3) with incomplete markets sunspots (variables which have no effects on tastes or technology) can cause prices to change. Outcomes can occur with a sunspot that couldn’t possible occur without a sunspot. I don’t remember if this is generically true of just true for an open set of economies.

4) it is easy to write down a model in which the volume of trade is zero. In standard models agents who do not maximize welfare are introduced to cause trading volume to be greater than zero. It is possible to write a model in which there is some trading even if everyone is rational (for example due to life cycle saving and dis-saving or people hedging against risk in their labor income). No one writes such models as they give trading volume vastly lower than, say, current volume with markets that are “frozen” and have “seized up.”

Roughly none of the claims about general equilibrium with complete markets apply to general equilibrium with incomplete markets. The exceptions are not strange cases, rather the claims are true only if there are extraordinary coincidences.

General Equilibrium theory is extreme even as economic theory goes

I will therefore assume that agents have rational expectations — that is they know the probability of any conceivable event — and that they are price takers, that is there is perfect competition. I will assume that there are no non-pecuniary externalities like pollution (the only externality is that my demand affects the price that you have to pay too).
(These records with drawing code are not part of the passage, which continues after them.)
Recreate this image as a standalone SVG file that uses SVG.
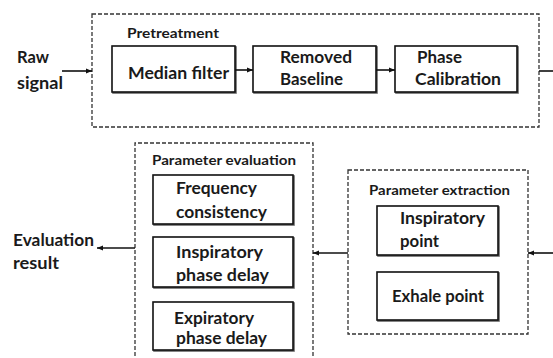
<svg xmlns="http://www.w3.org/2000/svg" width="553" height="358" viewBox="0 0 553 358">
  <defs>
    <marker id="arrow" viewBox="0 0 6 6" refX="6" refY="3" markerWidth="6" markerHeight="6" markerUnits="userSpaceOnUse" orient="auto">
      <path d="M0,0.5 L6,3 L0,5.5 Z" fill="#111"/>
    </marker>
    <filter id="shadow" x="-5%" y="-5%" width="115%" height="125%">
      <feOffset dx="1" dy="1" in="SourceAlpha" result="o"/>
      <feGaussianBlur stdDeviation="0.6" in="o" result="b"/>
      <feComponentTransfer in="b" result="s"><feFuncA type="linear" slope="0.6"/></feComponentTransfer>
      <feMerge><feMergeNode in="s"/><feMergeNode in="SourceGraphic"/></feMerge>
    </filter>
  </defs>
  <style>
    .group { fill: none; stroke: #333; stroke-width: 1.3; stroke-dasharray: 4 2; }
    .box { fill: #fff; stroke: #111; stroke-width: 1.6; filter: url(#shadow); }
    .label { font-family: Lato, "Liberation Sans", sans-serif; font-weight: bold; fill: #1a1a1a; }
    .t { font-size: 17px; }
    .cap { font-size: 13px; }
    .io { font-size: 17px; }
    .conn { stroke: #111; stroke-width: 1.6; fill: none; }
  </style>
  <rect width="553" height="358" fill="#fff"/>

  <!-- dashed grouping frames -->
  <g id="pretreatment">
    <rect class="group" x="92" y="14" width="447" height="113"/>
    <text class="label cap" x="127" y="38" textLength="92" lengthAdjust="spacingAndGlyphs">Pretreatment</text>
  </g>
  <g id="parameter-evaluation">
    <path class="group" d="M135,362 V143 H313 V362"/>
    <text class="label cap" x="152" y="165" textLength="144" lengthAdjust="spacingAndGlyphs">Parameter evaluation</text>
  </g>
  <g id="parameter-extraction">
    <rect class="group" x="348" y="170" width="180" height="164"/>
    <text class="label cap" x="369" y="195" textLength="141" lengthAdjust="spacingAndGlyphs">Parameter extraction</text>
  </g>

  <!-- inputs / outputs -->
  <g id="raw-signal">
    <text class="label io" x="17" y="63" textLength="32" lengthAdjust="spacingAndGlyphs">Raw</text>
    <text class="label io" x="17" y="89" textLength="46" lengthAdjust="spacingAndGlyphs">signal</text>
  </g>
  <g id="evaluation-result">
    <text class="label io" x="13" y="246" textLength="81" lengthAdjust="spacingAndGlyphs">Evaluation</text>
    <text class="label io" x="13" y="269" textLength="46" lengthAdjust="spacingAndGlyphs">result</text>
  </g>

  <!-- processing steps -->
  <g id="median-filter">
    <rect class="box" x="112" y="46" width="123" height="46"/>
    <text class="label t" x="128" y="79" textLength="101" lengthAdjust="spacingAndGlyphs">Median filter</text>
  </g>
  <g id="removed-baseline">
    <rect class="box" x="253" y="46" width="123" height="46"/>
    <text class="label t" x="280" y="63" textLength="72" lengthAdjust="spacingAndGlyphs">Removed</text>
    <text class="label t" x="280" y="85" textLength="63" lengthAdjust="spacingAndGlyphs">Baseline</text>
  </g>
  <g id="phase-calibration">
    <rect class="box" x="395" y="46" width="122" height="46"/>
    <text class="label t" x="417" y="63" textLength="45" lengthAdjust="spacingAndGlyphs">Phase</text>
    <text class="label t" x="415" y="85" textLength="86" lengthAdjust="spacingAndGlyphs">Calibration</text>
  </g>
  <g id="inspiratory-point">
    <rect class="box" x="377" y="206" width="121" height="49"/>
    <text class="label t" x="400" y="224" textLength="85" lengthAdjust="spacingAndGlyphs">Inspiratory</text>
    <text class="label t" x="400" y="247" textLength="39" lengthAdjust="spacingAndGlyphs">point</text>
  </g>
  <g id="exhale-point">
    <rect class="box" x="377" y="272" width="121" height="48"/>
    <text class="label t" x="392" y="302" textLength="92" lengthAdjust="spacingAndGlyphs">Exhale point</text>
  </g>
  <g id="frequency-consistency">
    <rect class="box" x="153" y="175" width="140" height="49"/>
    <text class="label t" x="176" y="194" textLength="81" lengthAdjust="spacingAndGlyphs">Frequency</text>
    <text class="label t" x="176" y="218" textLength="91" lengthAdjust="spacingAndGlyphs">consistency</text>
  </g>
  <g id="inspiratory-phase-delay">
    <rect class="box" x="153" y="237" width="140" height="50"/>
    <text class="label t" x="176" y="258" textLength="87" lengthAdjust="spacingAndGlyphs">Inspiratory</text>
    <text class="label t" x="176" y="281" textLength="93" lengthAdjust="spacingAndGlyphs">phase delay</text>
  </g>
  <g id="expiratory-phase-delay">
    <rect class="box" x="153" y="302" width="140" height="48"/>
    <text class="label t" x="174" y="324" textLength="80" lengthAdjust="spacingAndGlyphs">Expiratory</text>
    <text class="label t" x="176" y="344" textLength="91" lengthAdjust="spacingAndGlyphs">phase delay</text>
  </g>

  <!-- connectors -->
  <g id="connectors">
    <line class="conn" x1="62" y1="71" x2="92" y2="71" marker-end="url(#arrow)"/>
    <line class="conn" x1="235" y1="70" x2="253" y2="70" marker-end="url(#arrow)"/>
    <line class="conn" x1="376" y1="70" x2="395" y2="70" marker-end="url(#arrow)"/>
    <line class="conn" x1="539" y1="71" x2="553" y2="71"/>
    <line class="conn" x1="553" y1="253" x2="528" y2="253" marker-end="url(#arrow)"/>
    <line class="conn" x1="348" y1="253" x2="313" y2="253" marker-end="url(#arrow)"/>
    <line class="conn" x1="135" y1="248" x2="97" y2="248" marker-end="url(#arrow)"/>
  </g>
</svg>
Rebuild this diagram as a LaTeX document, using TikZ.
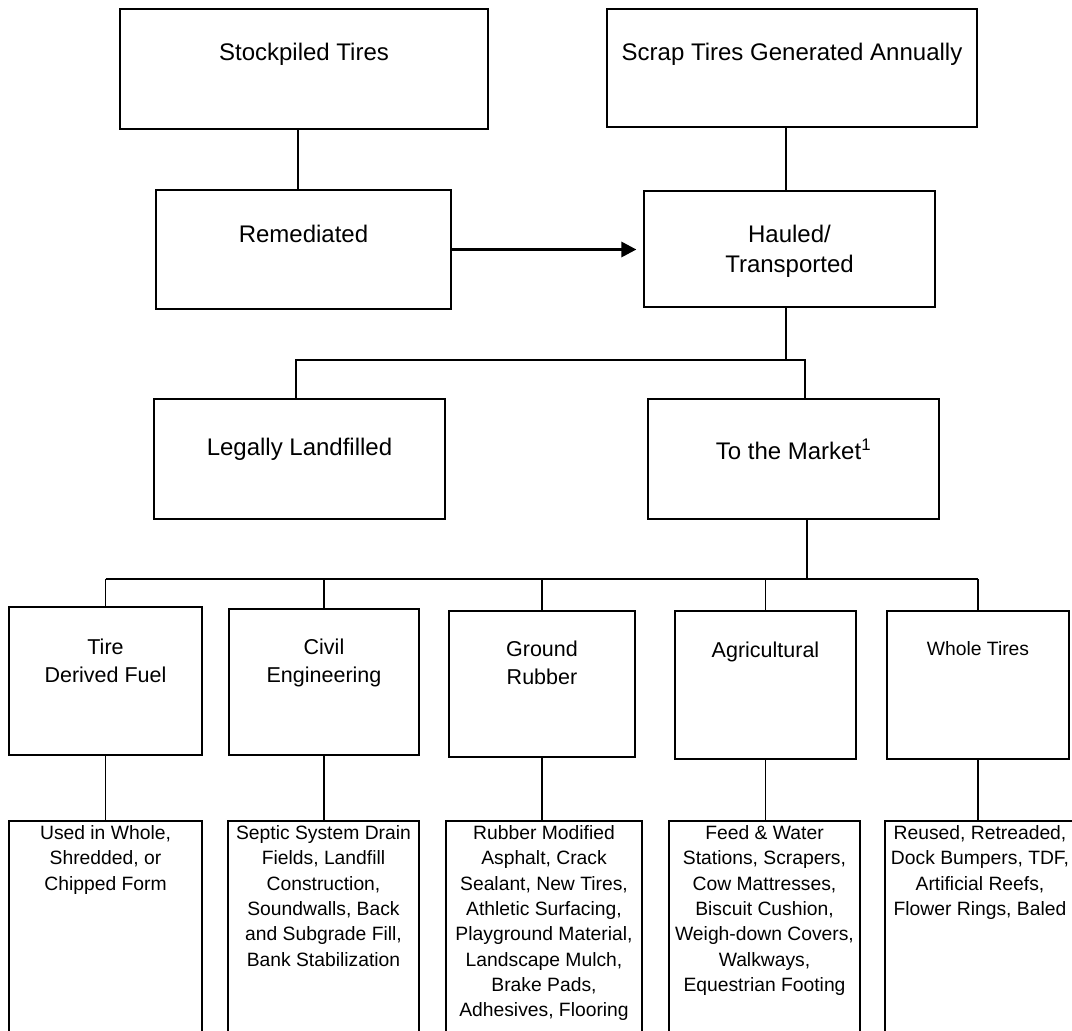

I will also assume symmetric information although there is a large literature (founded by Robert Lucas) on general equilibrium with asymmetric information). Thus the assumptions are the very strong ones typically criticized by people who say that the support for laissez faire (libertarianism in English) from economic theory is irrelevant the real world.

Is it Pareto efficient is not an interesting question (as stressed I might add by Kenneth Arrow who proved the first welfare theorem and said it was no big deal).

This has little to do with efficiency in the normal sense of the word. An outcome is Pareto efficient unless it is possible to make someone better off without hurting anyone. Slavery was Pareto efficient if it helped the slave owners. The statement that an outcome is Pareto efficient tells us essentially nothing. In particular if we have two outcomes and one is Pareto efficient and the other isn’t that tells us nothing of interest. It certainly doesn’t at all mean that the Pareto efficient outcome is a Pareto improvement over the other outcome.

uh oh. I have to define what general equilibrium theorists mean when they say “an economy”

1) an economy includes a set of agents each of which has a utility function. The agents rationally maximize their expected utility.
2) Each agent has an initial endowment of goods and maybe abilities
3) There is a production possibilities set describing how goods and abilities can be used to produce goods.

In particular all the results mentioned above are for “fruit tree” economies in which no one works. Instead the production is of the form of fruit trees which produce goods by themselves. Typically the models have 2 periods (I think this assumption isn’t really restrictive). In period zero people start with endowments of fruit trees. They trade them. One can short sell a fruit tree.
In period 1 the trees produce the fruit. People exchange fruit. Then they eat it.

Clearly this is a very special case of general equilibrium and the fact that the standard results for a 1 period model (no fruit trees) don’t hold is especially striking.

Open: Actually this is an abstract concept. Given a set we can define a “topology” which is the set of open subsets of the set. The only rules are
1. the whole set is open
2. the empty set is open
3. The intersection of a finite number of open sets is open
4. The union of any set of open sets is open.

in general equilibrium theory “open” has a standard relatively narrow defintion. It always (almost always ?) means that if we take an economy in the set, there is an epsilon so low that if we change the endowments of goods initially owned by agents so that the largest over i and j change in the endowment of good j owned by agent i is less than epsilon the new economy with new endowments is in the set of economies.

So something is true of an open set of economies means I can take a little from this guy and give to that gal and it will still be true.

dense: a subset of a set is dense if for any point in the set, for any open set containing that point, there is an element of the subset in that set. For example rational numbers are a dense subset of real numbers.

Generically: Roughly something is true generically if it is true except in knife edge cases of extraordinary coincidences. Consider the set of pairs of real numbers. Generically the two numbers are not equal, only by an amazing coincidence would they happen to be equal.

Formally a statement is true generically if it is true for an open and dense subset of economies. In practice what is shown is if we have an economy for which it is true we can make little transfers of endowements so small that it is still true after the transfers. For any case in which it is not true for any epsilon, there are transfers where the biggest amount of any good given to or taken from anyone is less than epsilon such that after the transfers the statement becomes true.

Another way of saying it is that if we have a set and an open and dense subset, the complement of the subset (the points in the set which aren’t in the subset) has measure zero for any measure based on the topology of the set.